Baja telah menjadi target tarif bagi pemerintahan Presiden Amerika Serikat (AS) Donald Trump, pada akhirnya karena China membanjiri pasar dunia dengan surplusnya.
"Perjuangan untuk mengakhiri persaingan yang berlebihan dan deflasi sekarang menjadi prioritas nasional di seluruh industri, yang untuk pertama kalinya menyoroti perlunya meningkatkan disiplin pasokan," kata Jefferies Financial Group Inc dalam sebuah catatan bulan lalu.

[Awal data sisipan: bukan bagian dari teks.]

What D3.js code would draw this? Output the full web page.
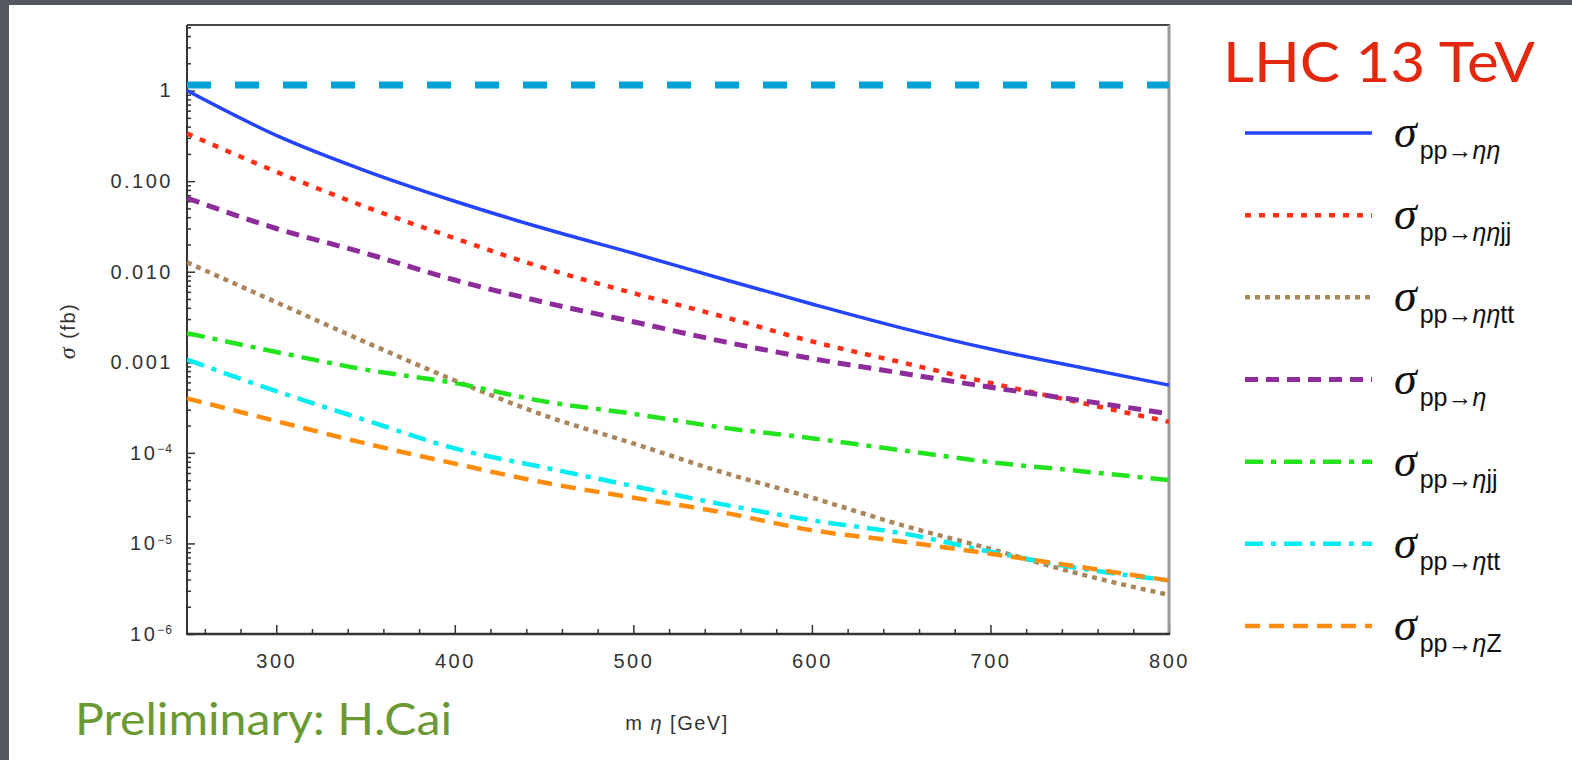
<!DOCTYPE html>
<meta charset="utf-8">
<title>LHC 13 TeV cross sections</title>
<style>
  html, body { margin: 0; padding: 0; background: #55575e; }
  svg { display: block; }
  .tick text { font-family: "Liberation Sans", Arial, sans-serif; font-size: 20px; letter-spacing: 2.5px; fill: #333; }
  .tick line { stroke: #333; stroke-width: 1.5px; }
  .series { fill: none; }
</style>
<body>
<script src="https://d3js.org/d3.v7.min.js"></script>
<script>

// masses (GeV)
var mass = [250, 300, 350, 400, 450, 500, 550, 600, 650, 700, 750, 800];

// cross sections (fb)
var sigEtaEta   = [1.0, 0.32, 0.13, 0.060, 0.030, 0.016, 0.0083, 0.0044, 0.0024, 0.0014, 0.00088, 0.00056];
var sigEtaEtaJJ = [0.336, 0.127, 0.052, 0.0234, 0.011, 0.0058, 0.0032, 0.0017, 0.0010, 0.00059, 0.00036, 0.00022];
var sigEtaEtaTT = [0.0127, 0.0046, 0.00167, 0.00063, 0.00026, 0.000127, 6.1e-5, 3.2e-5, 1.6e-5, 8.7e-6, 4.6e-6, 2.7e-6];
var sigEta      = [0.065, 0.030, 0.016, 0.0081, 0.0046, 0.0028, 0.0017, 0.0011, 0.00076, 0.00053, 0.00038, 0.00027];
var sigEtaJJ    = [0.0021, 0.0013, 0.00083, 0.00059, 0.00037, 0.00027, 0.00019, 0.000145, 0.000107, 7.9e-5, 6.3e-5, 5.0e-5];
var sigEtaTT    = [0.00107, 0.00048, 0.00023, 0.000112, 6.9e-5, 4.3e-5, 2.7e-5, 1.8e-5, 1.3e-5, 8.1e-6, 5.3e-6, 3.9e-6];
var sigEtaZ     = [0.0004, 0.000224, 0.000127, 7.6e-5, 4.7e-5, 3.2e-5, 2.2e-5, 1.4e-5, 1.05e-5, 7.7e-6, 5.5e-6, 3.9e-6];

// horizontal reference level
var refLevel = 1.15;

// legend subscripts: [plain part, italic part, plain tail]
var legendSubs = [
  ["pp\u2192", "\u03b7\u03b7", ""],
  ["pp\u2192", "\u03b7\u03b7", "jj"],
  ["pp\u2192", "\u03b7\u03b7", "tt"],
  ["pp\u2192", "\u03b7", ""],
  ["pp\u2192", "\u03b7", "jj"],
  ["pp\u2192", "\u03b7", "tt"],
  ["pp\u2192", "\u03b7", "Z"]
];

var xTicks = [300, 400, 500, 600, 700, 800];
var yTicks = [1e-6, 1e-5, 1e-4, 1e-3, 1e-2, 1e-1, 1];
var yTickLabels = [["10", "\u22126"], ["10", "\u22125"], ["10", "\u22124"], ["0.001"], ["0.010"], ["0.100"], ["1"]];

// line styles per series
var styles = [
  {color: "#2444ff", width: 3.5, dash: null},
  {color: "#ff2e17", width: 4.5, dash: "6,8"},
  {color: "#a9865c", width: 4.5, dash: "5,5"},
  {color: "#8e2c9c", width: 5, dash: "13,8"},
  {color: "#22e41c", width: 4.5, dash: "18,8,5,8"},
  {color: "#00eef0", width: 4.5, dash: "18,8,5,8"},
  {color: "#ff8c0a", width: 4.5, dash: "15,9"}
];

var series = [sigEtaEta, sigEtaEtaJJ, sigEtaEtaTT, sigEta, sigEtaJJ, sigEtaTT, sigEtaZ];

var W = 1572, H = 760;
var plot = {left: 187, right: 1169, top: 25, bottom: 634};

var svg = d3.select("body").append("svg")
    .attr("width", W)
    .attr("height", H);

// slide background
svg.append("rect").attr("width", W).attr("height", H).attr("fill", "#55575e");
svg.append("rect").attr("x", 9).attr("y", 5).attr("width", W - 9).attr("height", H - 5).attr("fill", "#fff");

var x = d3.scaleLinear().domain([250, 800]).range([plot.left, plot.right]);
var y = d3.scaleLog().domain([1e-6, Math.pow(10, 0.724)]).range([plot.bottom, plot.top]);

// clip so the curves stay inside the frame
svg.append("clipPath").attr("id", "clip")
  .append("rect")
    .attr("x", plot.left).attr("y", plot.top)
    .attr("width", plot.right - plot.left).attr("height", plot.bottom - plot.top);

// minor y ticks
var minorY = y.ticks().filter(function(v) {
  var e = Math.log10(v);
  return Math.abs(e - Math.round(e)) > 1e-6;
});
svg.append("g")
    .attr("transform", "translate(" + plot.left + ",0)")
    .call(d3.axisLeft(y).tickValues(minorY).tickSize(-4).tickFormat(""))
    .call(function(g) { g.select(".domain").remove(); });

// major y ticks with labels
var yAxis = svg.append("g")
    .attr("transform", "translate(" + plot.left + ",0)")
    .call(d3.axisLeft(y).tickValues(yTicks).tickSize(-8).tickPadding(14).tickFormat(""))
    .call(function(g) { g.select(".domain").remove(); });

yAxis.selectAll(".tick text").each(function(d) {
  var t = d3.select(this);
  var lab = yTickLabels[yTicks.indexOf(d)];
  t.append("tspan").text(lab[0]);
  if (lab.length > 1) {
    t.append("tspan").attr("dy", "-0.55em").attr("font-size", "12px").attr("letter-spacing", "1px").text(lab[1]);
  }
});

// minor x ticks
svg.append("g")
    .attr("transform", "translate(0," + plot.bottom + ")")
    .call(d3.axisBottom(x).tickValues(d3.range(260, 800, 20).filter(function(v) { return v % 100 !== 0; }))
      .tickSize(-5).tickFormat(""))
    .call(function(g) { g.select(".domain").remove(); });

// major x ticks
svg.append("g")
    .attr("transform", "translate(0," + plot.bottom + ")")
    .call(d3.axisBottom(x).tickValues(xTicks).tickSize(-9).tickPadding(20).tickFormat(d3.format("d")))
    .call(function(g) { g.select(".domain").remove(); });

// frame
svg.append("line").attr("x1", plot.left).attr("x2", plot.right + 1)
    .attr("y1", plot.top).attr("y2", plot.top).attr("stroke", "#444").attr("stroke-width", 2);
svg.append("line").attr("x1", plot.right).attr("x2", plot.right)
    .attr("y1", plot.top).attr("y2", plot.bottom).attr("stroke", "#999").attr("stroke-width", 3);
svg.append("line").attr("x1", plot.left).attr("x2", plot.left)
    .attr("y1", plot.top).attr("y2", plot.bottom + 1).attr("stroke", "#333").attr("stroke-width", 2);
svg.append("line").attr("x1", plot.left).attr("x2", plot.right + 1)
    .attr("y1", plot.bottom).attr("y2", plot.bottom).attr("stroke", "#333").attr("stroke-width", 2.5);

// reference level
svg.append("line")
    .attr("x1", x(250)).attr("x2", x(800))
    .attr("y1", y(refLevel)).attr("y2", y(refLevel))
    .attr("stroke", "#00a2d6").attr("stroke-width", 7).attr("stroke-dasharray", "24,24");

// curves
var line = d3.line()
    .x(function(d) { return x(d[0]); })
    .y(function(d) { return y(d[1]); })
    .curve(d3.curveMonotoneX);

series.forEach(function(s, i) {
  var pts = mass.map(function(m, j) { return [m, s[j]]; });
  svg.append("path")
      .datum(pts)
      .attr("class", "series")
      .attr("clip-path", "url(#clip)")
      .attr("stroke", styles[i].color)
      .attr("stroke-width", styles[i].width)
      .attr("stroke-dasharray", styles[i].dash)
      .attr("d", line);
});

// axis titles
var yt = svg.append("text")
    .attr("transform", "translate(75,331) rotate(-90)")
    .attr("text-anchor", "middle")
    .attr("font-family", "Liberation Sans, Arial, sans-serif")
    .attr("font-size", 20).attr("letter-spacing", 1.5).attr("fill", "#333");
yt.append("tspan").attr("font-style", "italic").attr("font-family", "Liberation Serif, serif").attr("font-size", 24).text("\u03c3");
yt.append("tspan").text(" (fb)");

var xt = svg.append("text")
    .attr("x", 677).attr("y", 730)
    .attr("text-anchor", "middle")
    .attr("font-family", "Liberation Sans, Arial, sans-serif")
    .attr("font-size", 20).attr("letter-spacing", 1.5).attr("fill", "#333");
xt.append("tspan").text("m ");
xt.append("tspan").attr("font-style", "italic").text("\u03b7");
xt.append("tspan").text(" [GeV]");

// title and credit
svg.append("text")
    .attr("x", 1223).attr("y", 82)
    .attr("textLength", 312).attr("lengthAdjust", "spacingAndGlyphs")
    .attr("font-family", "Comic Sans MS, Lato, sans-serif")
    .attr("font-size", 56).attr("fill", "#e2290f")
    .text("LHC 13 TeV");

svg.append("text")
    .attr("x", 75).attr("y", 735)
    .attr("textLength", 377).attr("lengthAdjust", "spacingAndGlyphs")
    .attr("font-family", "Comic Sans MS, Lato, sans-serif")
    .attr("font-size", 44).attr("fill", "#6b9a35")
    .text("Preliminary: H.Cai");

// legend
var legendY = d3.scaleLinear().domain([0, 6]).range([133, 626]);
var leg = svg.append("g");
styles.forEach(function(st, i) {
  var ly = legendY(i);
  leg.append("line")
      .attr("x1", 1245).attr("x2", 1372)
      .attr("y1", ly).attr("y2", ly)
      .attr("stroke", st.color).attr("stroke-width", st.width)
      .attr("stroke-dasharray", st.dash);
  var t = leg.append("text")
      .attr("x", 1394).attr("y", ly + 14)
      .attr("fill", "#111");
  t.append("tspan")
      .attr("font-family", "Liberation Serif, serif")
      .attr("font-style", "italic")
      .attr("font-size", 46)
      .text("\u03c3");
  var sub = legendSubs[i];
  t.append("tspan").attr("dy", 12).attr("dx", 3)
      .attr("font-family", "Liberation Sans, Arial, sans-serif").attr("font-size", 25).text(sub[0]);
  t.append("tspan")
      .attr("font-family", "Liberation Sans, Arial, sans-serif").attr("font-style", "italic").attr("font-size", 25).text(sub[1]);
  if (sub[2]) {
    t.append("tspan")
        .attr("font-family", "Liberation Sans, Arial, sans-serif").attr("font-size", 25).text(sub[2]);
  }
});

</script>
</body>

Industri tembaga mencoba dan gagal tahun lalu untuk memaksakan disiplin pasokannya sendiri. Produksi logam olahan masih mencapai rekor.
Persaingan ketat di antara terlalu banyak perusahaan yang menawar bijih yang tidak cukup menyebabkan biaya yang dikenakan oleh peleburan menjadi negatif, menghancurkan profitabilitas. Ketakutan kehilangan pangsa pasar dan insentif pemerintah daerah untuk menjaga produksi tetap tinggi menjadi penyebabnya.
Jadi, sekarang pemerintah pusat melakukan intervensi, meskipun dengan perlindungan untuk tembaga mengingat peran utamanya dalam transisi energi dan pengembangan ekonomi baru China
Pertama-tama, aturan baru pemerintah hanya berlaku "pada prinsipnya," yang menunjukkan ada ruang untuk manuver yang tertanam dalam kebijakan tersebut, kata Zhao Yongcheng, seorang analis di Benchmark Mineral Intelligence Ltd di Beijing. Tidak seperti penyulingan aluminium atau minyak, tidak ada batasan kapasitas yang menyeluruh.
China harus berhati-hati dalam memperlambat ekspansi smelter, kata Zhao, karena permintaan tembaga dari beberapa sektor seperti kendaraan listrik masih meningkat. Kekurangan bijih di seluruh dunia juga dapat mereda karena harga yang lebih tinggi menarik investasi.
Perintah Beijing sebaliknya meminta peleburan untuk menemukan bahan baku mereka sendiri. Itu bisa berupa tambang di luar negeri atau sumber bijih dalam negeri. Tujuannya adalah untuk meningkatkan sumber daya tambang tembaga di China sebanyak 10% selama tiga tahun ke depan.
Menurut Survei Geologi AS, produksi tembaga negara itu turun menjadi 1,7 juta ton pada 2023 dari 1,94 juta ton pada 2022.
Untuk membalikkan keadaan, China bertaruh pada eksplorasi, termasuk di Tibet, tempat penambang terbesarnya, Zijin Mining Group, bermaksud meningkatkan produksi dari operasi Julong menjadi 600.000 ton, dari 115.000 ton pada 2022.